Según Salil Shetty, Secretario General de Amnistía Internacional, “el gobierno retrasó la evacuación de personas de las zonas afectadas, dio consejos contradictorios sobre los niveles aceptables de radiación en las zonas donde se encontraban escuelas, fracasó en compartir información con expertos que podrían haber ayudado a evaluar la gravedad de la situación en el momento oportuno. En pocas palabras, la respuesta del gobierno no le dio prioridad a la seguridad y bienestar de las personas en el área.”

“Un elemento clave de la libertad de expresión es el derecho a recabar información. Los gobiernos deben garantizar que la información precisa sea oportuna y esté disponible para las personas a las que gobiernan, puesto que el acceso a información fidedigna y oportuna es crucial para que las personas que luchan por sobrevivir en las secuelas de un desastre natural puedan tomar decisiones informadas sobre la mejor manera de proceder. En lugar de ello, las personas en la zona que estaban sufriendo de la conmoción del terremoto y la devastación del tsunami se vieron en mayor riesgo por la incapacidad del gobierno de actuar con rapidez y basándose en la mejor información disponible para proteger la salud y el bienestar de la gente.”

El hecho de que los habitantes de la zona no estuvieran al corriente del peligro que corrían antes del desastre ya era una afrenta al derecho de acceso a la información. Ocultar información después del desastre fue el colmo.

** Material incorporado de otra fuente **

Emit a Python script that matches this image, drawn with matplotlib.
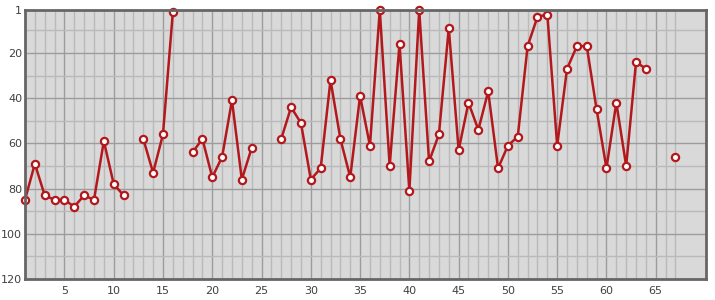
import numpy as np
import matplotlib
matplotlib.use("Agg")
import matplotlib.pyplot as plt

# ── Data ─────────────────────────────────────────────────────────────────────
NAN = np.nan
positions = list(range(1, 68))
ranks = [85, 69, 83, 85, 85, 88, 83, 85, 59, 78,
         83, NAN, 58, 73, 56, 2, NAN, 64, 58, 75,
         66, 41, 76, 62, NAN, NAN, 58, 44, 51, 76,
         71, 32, 58, 75, 39, 61, 1, 70, 16, 81,
         1, 68, 56, 9, 63, 42, 54, 37, 71, 61,
         57, 17, 4, 3, 61, 27, 17, 17, 45, 71,
         42, 70, 24, 27, NAN, NAN, 66]

y_major = [1, 20, 40, 60, 80, 100, 120]
y_minor = [10, 30, 50, 70, 90, 110]
x_major = [5, 10, 15, 20, 25, 30, 35, 40, 45, 50, 55, 60, 65]

# ── Style ────────────────────────────────────────────────────────────────────
RED = "#b3191c"
BG = "#d9d9d9"
GRID_MAJ = "#9c9c9c"
GRID_MIN = "#bababa"
FRAME = "#666666"
TXT = "#404040"

plt.rcParams.update({
    "font.family": "DejaVu Sans",
    "font.size": 8,
})

fig = plt.figure(figsize=(7.15, 3.0), dpi=100, facecolor="white")
ax = fig.add_axes([25 / 715, 1 - 279 / 300, 681 / 715, 269 / 300])
ax.set_facecolor(BG)

# grid lines drawn by hand so they stop at the last position
for x in positions:
    ax.axvline(x, color=GRID_MAJ if x % 5 == 0 else GRID_MIN, lw=1, zorder=1)
for y in y_minor:
    ax.axhline(y, color=GRID_MIN, lw=1, zorder=1)
for y in y_major:
    ax.axhline(y, color=GRID_MAJ, lw=1, zorder=1)

ax.plot(positions, ranks, color=RED, lw=1.8, zorder=3, clip_on=False)
ax.plot(positions, ranks, ls="none", marker="o", ms=5.2, mfc="white",
        mec=RED, mew=1.6, zorder=4, clip_on=False)

ax.set_xlim(1, 70.1)
ax.set_ylim(120, 1)
ax.set_xticks(x_major)
ax.set_yticks(y_major)
ax.tick_params(length=0, colors=TXT, labelsize=8)
ax.tick_params(axis="x", pad=5)
ax.tick_params(axis="y", pad=2)

for s in ax.spines.values():
    s.set_color(FRAME)
    s.set_linewidth(2)
    s.set_zorder(5)

fig.savefig("out.png", dpi=100, facecolor="white")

El accidente nuclear de Fukushima dejó varias lecciones para toda la humanidad en cuanto al manejo de crisis y su prevención. La primera es que los estados deben asegurarse de que la supervisión de las industrias sea verdaderamente independiente y eficaz, y más en el caso de la industria nuclear, cuyos riesgos son tan altos y traspasan todas las fronteras, pero aplica a tantas otras: minera, manufacturera, etc. La segunda lección, es la de que los gobiernos deben establecer un sistema de intercambio de información en momentos de crisis que facilite la comunicación oportuna con las personas y los organismos internacionales. Por último, los gobiernos deben promover el derecho a la información y la libertad de expresión de todas las personas, así como el fortalecimiento de la sociedad civil, puesto que son las ONG y los defensores y defensoras de derechos –entre quienes se pueden encontrar no sólo los activistas sino también periodistas, representantes de comunidades, académicos, y un largo etcétera –quienes tienen la posibilidad de hacer rendir cuentas a instituciones, funcionarios y empresas, para así evitar tragedias como la de Fukushima, y tener mayores herramientas con qué afrontarlas.

Hay que escuchar las voces de advertencia de la sociedad civil. Ya Greenpeace había advertido, 10 años antes, a la Comisión Reguladora Nuclear de Estados Unidos, que debían dejársele de suministrar insumos a la central de Fukushima porque era obsoleta y peligrosa; y quién sabe cuántas otras denuncias se hubiesen formulado si la sociedad civil japonesa hubiese estado mejor informada sobre el estado de esa planta antes del desastre y si hubiese logrado que se tomasen las medidas oportunas para evitar semejante tragedia.